HUT Ke-45 SDK St Ursula Ende
Oleh Frans Anggal
Dalam sambutan pada HUT ke-45 SDK Santa Ursula Ende, Sabtu 28 Februari 2009, Uskup Agung Ende Mgr Vincentius Sensi Potokota menyoroti keteladanan St Ursula sebagai pelindung sekolah. Menurut Uskup Sensi, warisan berharga St Ursula adalah kepahlawanan yang telah turut memotivasi Gereja menciptakan perubahan, kemajuan, dan pertumbuhan dalam dunia pendidikan. “Santa Ursula tak cuma nama, tapi ikon yang memotivasi semangat kepahlawanan dan pengorbanan.”
Apa itu “ikon”? Kamus American Heritage Dictionary mengartikan icon sebagai a religious image painted on a panel. Hassan Shadili menerjemahkannya sebagai “patung atau gambar orang suci”. Ikon memiliki konotasi keagamaan, konotasi penghormatan yang sangat tinggi, pengagungan, bahkan penyembahan atau ibadah.
Penekanan Uskup Sensi bahwa St Ursula tak cuma nama, tapi ikon, mengandung makna bahwa sang santa harus dihormati. Bentuk penghormtan yang tepat adalah meneladani keutamaan yang dimilikinya. Keutamaan St Ursula adalah kepahlawanan. Pahlawan adalah ‘PAHALA-wan’, si pemberi pahala, melalui jalan pengorbanan.
Nama “Ursula” berarti beruang kecil. Ursula adalah putri Raja Britania. Ia pantas menyandang nama itu. Ia memadukan keberanian seorang laki-laki dengan kehalusan seorang perempuan. Ia meninggal sebagai martir di dekat kota Koln-Jerman. Relikwi berupa tulang dan prasasti dari abad ke-5 tersimpan di Koln dan dihormati orang sampai sekarang.
Santa Angela Merici (1474–1540), pendiri kongregasi Ursulin, mengambil Santa Ursula sebagai pelindung tarekat. Pada abad pertengahan, St Ursula adalah pelindung pendidikan tertinggi yang dihormati sebagai pemimpin para wanita serta teladan martir dan keperawanan Kristen.
Dari latar belakang ini, penekanan Uskup Sensi bahwa St Ursula adalah ikon kepahlawanan dan pengorbanan sangatlah tepat. Sebagai ikon, ia teladan sekaligus motivator bagi semangat kepahlawanan dan pengorbanan itu.
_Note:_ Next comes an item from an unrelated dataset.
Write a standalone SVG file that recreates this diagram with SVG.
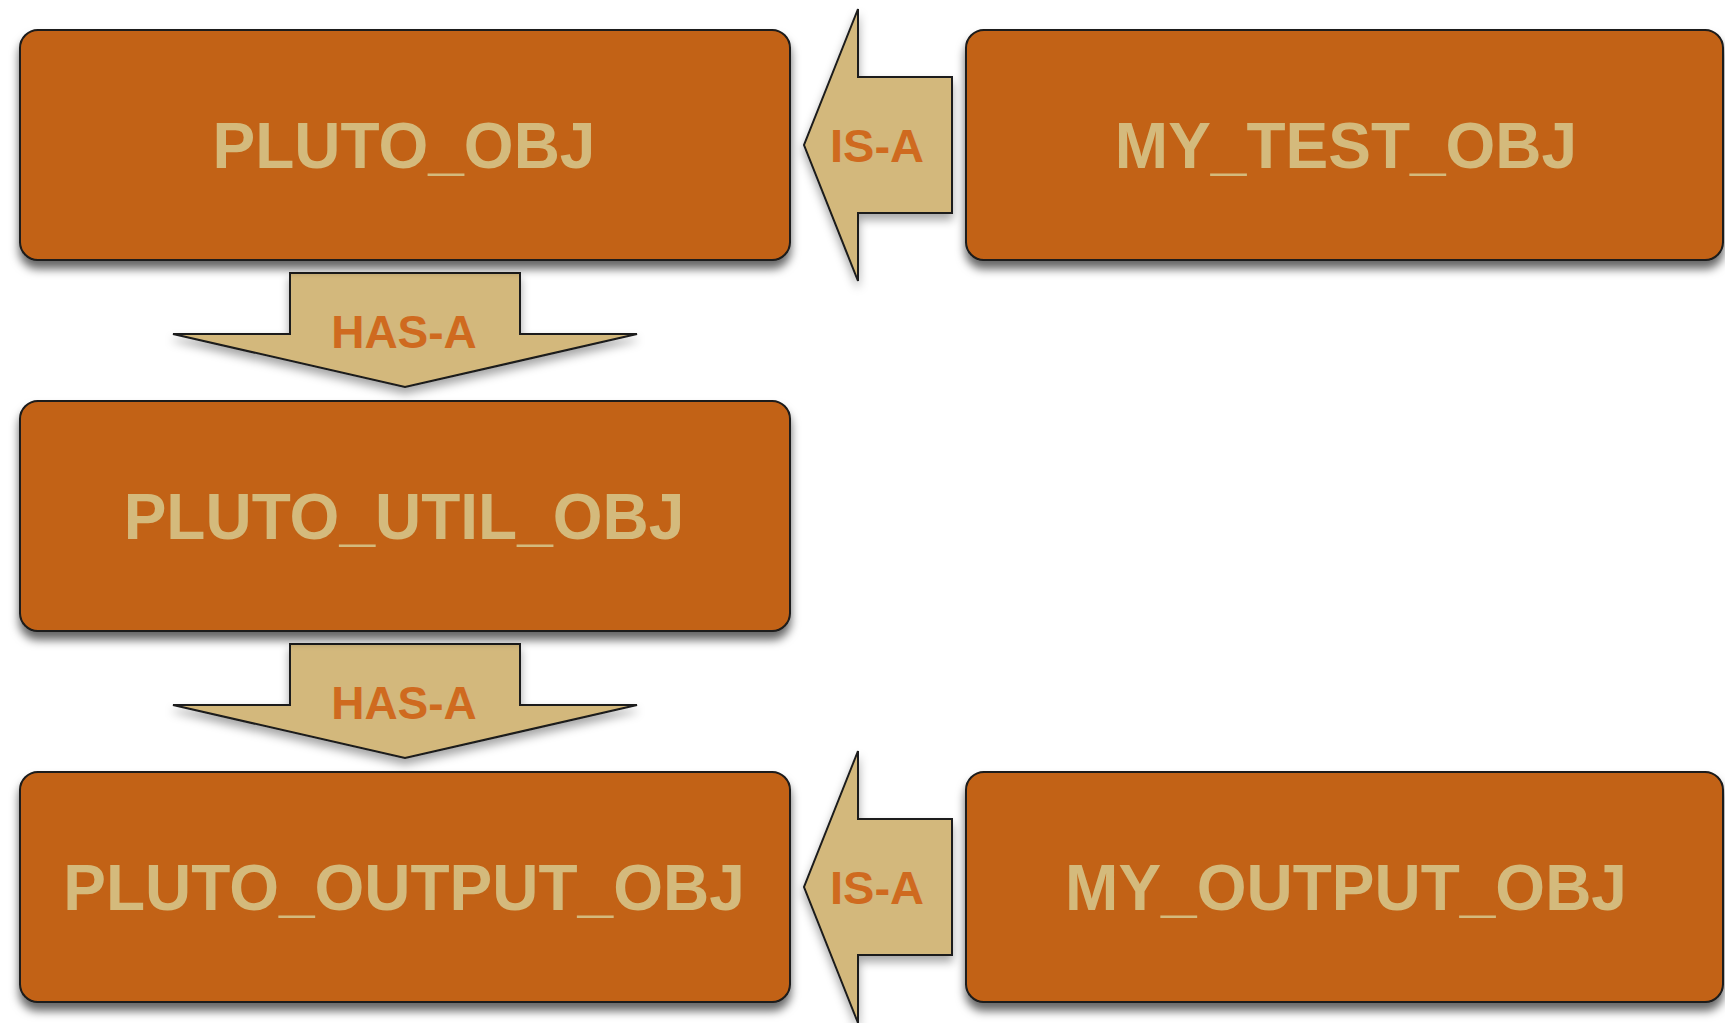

Penekanan Uskup Sensi patut ditujukan tidak hanya kepada SDK St Ursula Ende yang berulang tahun dan menyandang nama seorang santa. Setiap sekolah Katolik, yang menjadikan santo atau santa nama atau pelindung sekolah, hendaknya tidak memperlakukan santo atau santa hanya sekadar nama. Santo dan santa adalah ikon. Karena itu, keteladanan mereka harus diwujudnyatakan dalam praksis pendidikan.
Dalam hal ini, SDK St Ursula Ende pantas menjadi model. Ia SD Katolik, tetapi Katolik-nya bukan ‘Katolik papan nama’. St Ursula sungguh dijadikan ikon. Sekolah ini benar-benar Katolik, dan bermutu. Di usia ke-45, ia menjadi SD berstandar nasional. Profisiat.